» **Brief**: Repeat each entry word for word. Leave any images out of the copy.

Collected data
::::::::::
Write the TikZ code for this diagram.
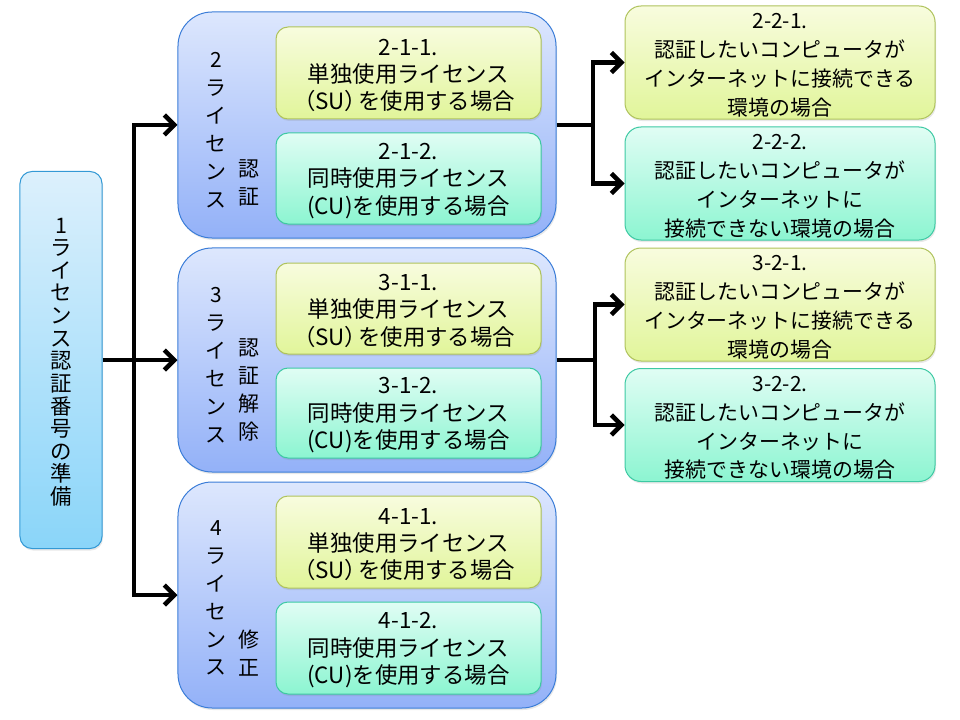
\documentclass[tikz,border=0pt]{standalone}
\usepackage{fontspec}
\newfontfamily\jp{Noto Sans CJK JP}
\usetikzlibrary{arrows.meta,shadows}
\definecolor{grpT}{HTML}{DDE7FD}
\definecolor{grpBot}{HTML}{93B1F8}
\definecolor{grpB}{HTML}{3B7DD8}
\definecolor{ylT}{HTML}{F8FCDE}
\definecolor{ylBot}{HTML}{E1F59A}
\definecolor{ylB}{HTML}{AFC35C}
\definecolor{cyT}{HTML}{E0FDF4}
\definecolor{cyBot}{HTML}{8CF5D1}
\definecolor{cyB}{HTML}{3DC9A3}
\definecolor{lfT}{HTML}{DCF0FC}
\definecolor{lfBot}{HTML}{8AD5F9}
\definecolor{lfB}{HTML}{3399D5}
\newcommand{\topstrut}{\rule{0pt}{21bp}}
\newcommand{\SUtext}{\kern-8bp（\kern-1bp SU\kern0bp）\kern-9bp を使用する場合}
\tikzset{
  box/.style={draw, line width=1bp, inner sep=0pt, align=center,
    font=\jp\fontsize{22.5}{27.5}\selectfont,
    drop shadow={opacity=0.18, shadow xshift=1bp, shadow yshift=-2bp}},
  grp/.style={box, rounded corners=34bp, draw=grpB, top color=grpT, bottom color=grpBot, minimum width=378bp},
  ybox/.style={box, rounded corners=12bp, draw=ylB, top color=ylT, bottom color=ylBot, minimum width=265bp},
  cbox/.style={box, rounded corners=12bp, draw=cyB, top color=cyT, bottom color=cyBot, minimum width=265bp},
  rybox/.style={ybox, rounded corners=16bp, minimum width=310bp, minimum height=113bp, font=\jp\fontsize{21}{29}\selectfont},
  rcbox/.style={cbox, rounded corners=16bp, minimum width=310bp, minimum height=113bp, font=\jp\fontsize{21}{29}\selectfont},
  vcol/.style={inner sep=0pt, align=center, font=\jp\fontsize{21}{28}\selectfont},
  ln/.style={line width=4.5bp, line join=miter, black},
  arr/.style={ln, -{Straight Barb[length=10bp,width=20bp]}}
}
\begin{document}
\begin{tikzpicture}[x=1bp,y=-1bp]
\useasboundingbox (0,0) rectangle (960,720);

% left box
\node[box, rounded corners=12bp, draw=lfB, top color=lfT, bottom color=lfBot,
      minimum width=82bp, minimum height=377bp] (L) at (61,360) {};
\node[vcol, font=\jp\fontsize{21.5}{22.7}\selectfont] (Lt) at (61,362)
  {1\\ラ\\イ\\セ\\ン\\ス\\認\\証\\番\\号\\の\\準\\備};

% groups
\node[grp, minimum height=226bp] (g2) at (367,125) {};
\node[grp, minimum height=224bp] (g3) at (367,360) {};
\node[grp, minimum height=226bp] (g4) at (367,595) {};

\node[vcol] (g2a) at (216,130) {2\\ラ\\イ\\セ\\ン\\ス};
\node[vcol] (g2b) at (249,183) {認\\証};
\node[vcol] (g3a) at (216,365) {3\\ラ\\イ\\セ\\ン\\ス};
\node[vcol] (g3b) at (249,390) {認\\証\\解\\除};
\node[vcol] (g4a) at (216,598) {4\\ラ\\イ\\セ\\ン\\ス};
\node[vcol] (g4b) at (249,653) {修\\正};

% inner boxes
\node[ybox, minimum height=92bp] (b211) at (408.5,73) {\topstrut 2-1-1.\\単独使用ライセンス\\\SUtext};
\node[cbox, minimum height=91bp] (b212) at (408.5,178.5) {\topstrut 2-1-2.\\同時使用ライセンス\\(CU)を使用する場合};
\node[ybox, minimum height=91bp] (b311) at (408.5,308.5) {\topstrut 3-1-1.\\単独使用ライセンス\\\SUtext};
\node[cbox, minimum height=90bp] (b312) at (408.5,413) {\topstrut 3-1-2.\\同時使用ライセンス\\(CU)を使用する場合};
\node[ybox, minimum height=92bp] (b411) at (408.5,542) {\topstrut 4-1-1.\\単独使用ライセンス\\\SUtext};
\node[cbox, minimum height=92bp] (b412) at (408.5,648) {\topstrut 4-1-2.\\同時使用ライセンス\\(CU)を使用する場合};

% right boxes
\node[rybox] (r221) at (780,62.5) {\topstrut 2-2-1.\\認証したいコンピュータが\\インターネットに接続できる\\環境の場合};
\node[rcbox] (r222) at (780,183.5) {\topstrut 2-2-2.\\認証したいコンピュータが\\インターネットに\\接続できない環境の場合};
\node[rybox] (r321) at (780,304.5) {\topstrut 3-2-1.\\認証したいコンピュータが\\インターネットに接続できる\\環境の場合};
\node[rcbox] (r322) at (780,425) {\topstrut 3-2-2.\\認証したいコンピュータが\\インターネットに\\接続できない環境の場合};

% connectors left
\coordinate (jl) at (134,360);
\draw[ln] (L.east) -- (jl);
\draw[arr] (jl) -- (g3.west);
\draw[arr] (jl) |- (g2.west);
\draw[arr] (jl) |- (g4.west);

% connectors right
\coordinate (jr2) at (593,125);
\draw[ln] (g2.east) -- (jr2);
\draw[arr] (jr2) |- (r221.west);
\draw[arr] (jr2) |- (r222.west);
\coordinate (jr3) at (595,360);
\draw[ln] (g3.east) -- (jr3);
\draw[arr] (jr3) |- (r321.west);
\draw[arr] (jr3) |- (r322.west);
\end{tikzpicture}
\end{document}
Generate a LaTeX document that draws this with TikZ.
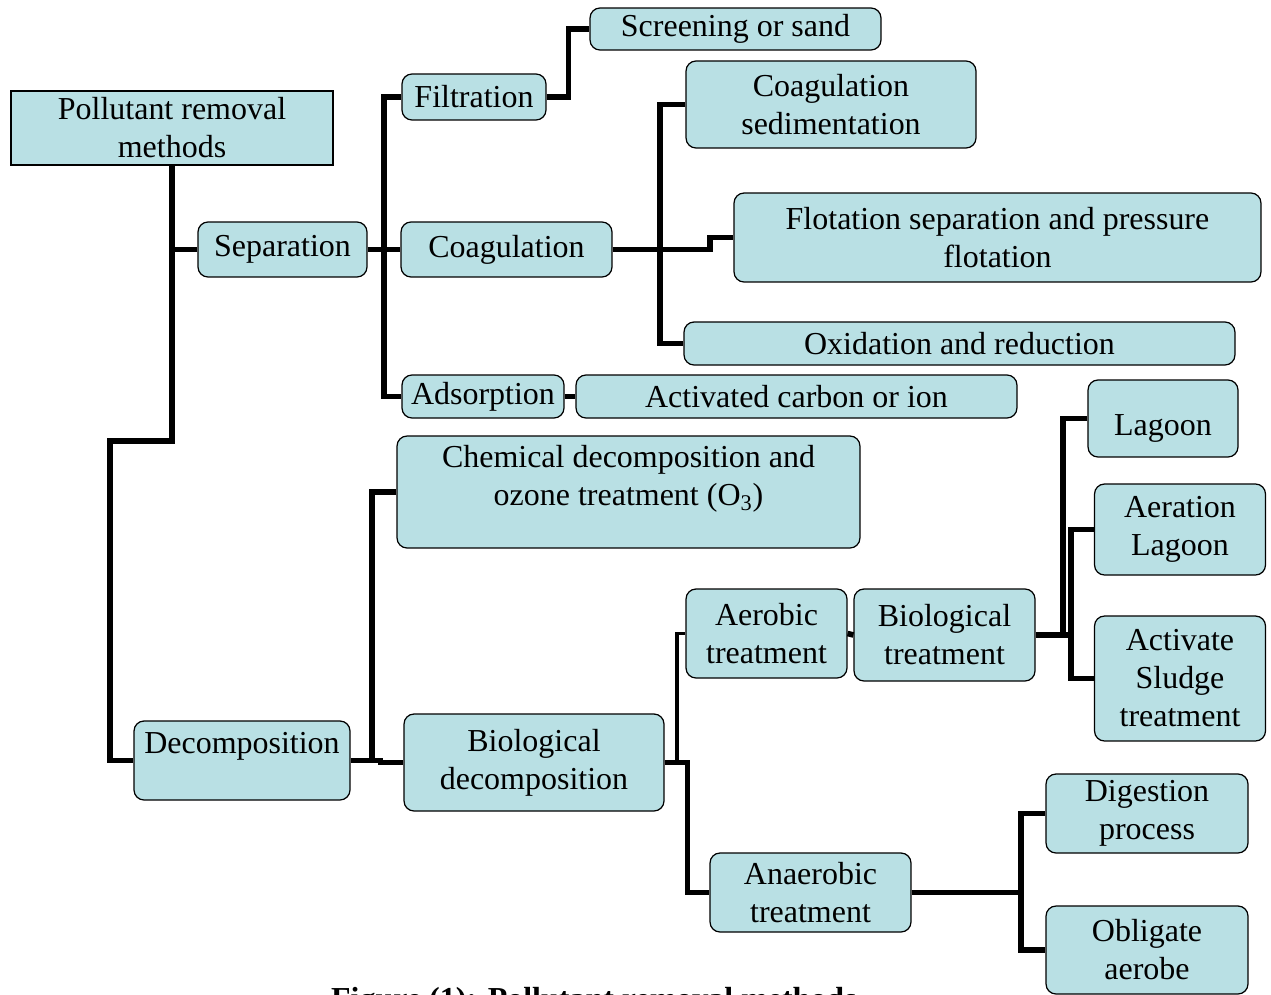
::::::::::
» **Result of this task**:
Write the TikZ code for this diagram.
\documentclass[tikz,border=0pt]{standalone}
\usepackage{fontspec}
\newfontfamily\jp{Noto Sans CJK JP}
\usetikzlibrary{arrows.meta,shadows}
\definecolor{grpT}{HTML}{DDE7FD}
\definecolor{grpBot}{HTML}{93B1F8}
\definecolor{grpB}{HTML}{3B7DD8}
\definecolor{ylT}{HTML}{F8FCDE}
\definecolor{ylBot}{HTML}{E1F59A}
\definecolor{ylB}{HTML}{AFC35C}
\definecolor{cyT}{HTML}{E0FDF4}
\definecolor{cyBot}{HTML}{8CF5D1}
\definecolor{cyB}{HTML}{3DC9A3}
\definecolor{lfT}{HTML}{DCF0FC}
\definecolor{lfBot}{HTML}{8AD5F9}
\definecolor{lfB}{HTML}{3399D5}
\newcommand{\topstrut}{\rule{0pt}{21bp}}
\newcommand{\SUtext}{\kern-8bp（\kern-1bp SU\kern0bp）\kern-9bp を使用する場合}
\tikzset{
  box/.style={draw, line width=1bp, inner sep=0pt, align=center,
    font=\jp\fontsize{22.5}{27.5}\selectfont,
    drop shadow={opacity=0.18, shadow xshift=1bp, shadow yshift=-2bp}},
  grp/.style={box, rounded corners=34bp, draw=grpB, top color=grpT, bottom color=grpBot, minimum width=378bp},
  ybox/.style={box, rounded corners=12bp, draw=ylB, top color=ylT, bottom color=ylBot, minimum width=265bp},
  cbox/.style={box, rounded corners=12bp, draw=cyB, top color=cyT, bottom color=cyBot, minimum width=265bp},
  rybox/.style={ybox, rounded corners=16bp, minimum width=310bp, minimum height=113bp, font=\jp\fontsize{21}{29}\selectfont},
  rcbox/.style={cbox, rounded corners=16bp, minimum width=310bp, minimum height=113bp, font=\jp\fontsize{21}{29}\selectfont},
  vcol/.style={inner sep=0pt, align=center, font=\jp\fontsize{21}{28}\selectfont},
  ln/.style={line width=4.5bp, line join=miter, black},
  arr/.style={ln, -{Straight Barb[length=10bp,width=20bp]}}
}
\begin{document}
\begin{tikzpicture}[x=1bp,y=-1bp]
\useasboundingbox (0,0) rectangle (960,720);

% left box
\node[box, rounded corners=12bp, draw=lfB, top color=lfT, bottom color=lfBot,
      minimum width=82bp, minimum height=377bp] (L) at (61,360) {};
\node[vcol, font=\jp\fontsize{21.5}{22.7}\selectfont] (Lt) at (61,362)
  {1\\ラ\\イ\\セ\\ン\\ス\\認\\証\\番\\号\\の\\準\\備};

% groups
\node[grp, minimum height=226bp] (g2) at (367,125) {};
\node[grp, minimum height=224bp] (g3) at (367,360) {};
\node[grp, minimum height=226bp] (g4) at (367,595) {};

\node[vcol] (g2a) at (216,130) {2\\ラ\\イ\\セ\\ン\\ス};
\node[vcol] (g2b) at (249,183) {認\\証};
\node[vcol] (g3a) at (216,365) {3\\ラ\\イ\\セ\\ン\\ス};
\node[vcol] (g3b) at (249,390) {認\\証\\解\\除};
\node[vcol] (g4a) at (216,598) {4\\ラ\\イ\\セ\\ン\\ス};
\node[vcol] (g4b) at (249,653) {修\\正};

% inner boxes
\node[ybox, minimum height=92bp] (b211) at (408.5,73) {\topstrut 2-1-1.\\単独使用ライセンス\\\SUtext};
\node[cbox, minimum height=91bp] (b212) at (408.5,178.5) {\topstrut 2-1-2.\\同時使用ライセンス\\(CU)を使用する場合};
\node[ybox, minimum height=91bp] (b311) at (408.5,308.5) {\topstrut 3-1-1.\\単独使用ライセンス\\\SUtext};
\node[cbox, minimum height=90bp] (b312) at (408.5,413) {\topstrut 3-1-2.\\同時使用ライセンス\\(CU)を使用する場合};
\node[ybox, minimum height=92bp] (b411) at (408.5,542) {\topstrut 4-1-1.\\単独使用ライセンス\\\SUtext};
\node[cbox, minimum height=92bp] (b412) at (408.5,648) {\topstrut 4-1-2.\\同時使用ライセンス\\(CU)を使用する場合};

% right boxes
\node[rybox] (r221) at (780,62.5) {\topstrut 2-2-1.\\認証したいコンピュータが\\インターネットに接続できる\\環境の場合};
\node[rcbox] (r222) at (780,183.5) {\topstrut 2-2-2.\\認証したいコンピュータが\\インターネットに\\接続できない環境の場合};
\node[rybox] (r321) at (780,304.5) {\topstrut 3-2-1.\\認証したいコンピュータが\\インターネットに接続できる\\環境の場合};
\node[rcbox] (r322) at (780,425) {\topstrut 3-2-2.\\認証したいコンピュータが\\インターネットに\\接続できない環境の場合};

% connectors left
\coordinate (jl) at (134,360);
\draw[ln] (L.east) -- (jl);
\draw[arr] (jl) -- (g3.west);
\draw[arr] (jl) |- (g2.west);
\draw[arr] (jl) |- (g4.west);

% connectors right
\coordinate (jr2) at (593,125);
\draw[ln] (g2.east) -- (jr2);
\draw[arr] (jr2) |- (r221.west);
\draw[arr] (jr2) |- (r222.west);
\coordinate (jr3) at (595,360);
\draw[ln] (g3.east) -- (jr3);
\draw[arr] (jr3) |- (r321.west);
\draw[arr] (jr3) |- (r322.west);
\end{tikzpicture}
\end{document}
Generate a LaTeX document that draws this with TikZ.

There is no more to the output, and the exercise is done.